Alas, its simplicity is its major attraction.
Fender Pro Junior IV
This amp is part of the Fender Hot Rod series and delivers the unique Fender classical rock sound.
It’s an affordable small tube amp with a reliable sound, which is surprisingly loud for its 10” speaker.
Besides, it’s easy to tone, customize and use with just tone and volume controls. And even so it’s a budget alternative, the tubes still offer the touch-sensitive authentic tubular sound (I’m talking about the dynamic distortion).
Marshall 2525C Mini Silver Jubilee
This amazing mini version of the popular Silver Jubilee tube amp packs Marshall’s signature tubular sound.
The Silver Jubilee line celebrates 50 years of Jim Marshall working for the music industry. It contains a 3-band EQ, presence, gain, and volume FX loop controls.
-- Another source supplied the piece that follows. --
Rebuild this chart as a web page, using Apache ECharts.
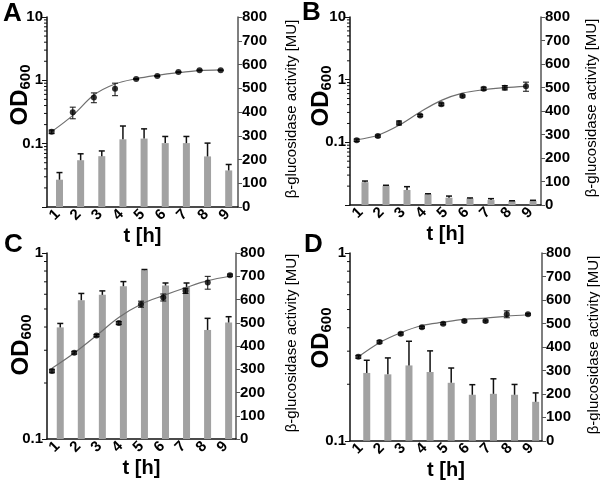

It packs the highest Marshall factory standards and has no outsourced parts.
This Amazon Choice is an incredible budget 5-Watt tube amplifier with an 8”Celestion speaker.
It’s a versatile amp for any guitar and any style, it’s durable and reliable and delivers a rich, beautiful sound.
It uses 12AX7 tubes for its preamplification and 6V6 tubes for the power part. It delivers powerful low frequencies and provides high-frequencies rich in harmonics. It means it would be very good for practicing, rehearsing and even recording amateur hard rock, metal, or similar music.
The amp includes low and high inputs.
This is nothing but the Vox AC30 budget version. The AC4 is a limited edition 4-Watt miniature tube combo amp.
Still, it delivers the same epic, rich, and powerful tones of the revered Vox tubular amps many guitarists prefer.
it has two 12AX7 preamp tubes plus an EL84 power tube. More so, it packs bass and treble knobs helping you control the 12” Celestion speaker.
This might be small, but it’s an A-class tube amp which gives pristine clean-sounds and loud crunches.
As always, thank you for reading this guide on how to choose the best tube amp, I hope it guided you towards the outcome you want.
And, as usual, it’s all about your personal preferences. Search what suits you best.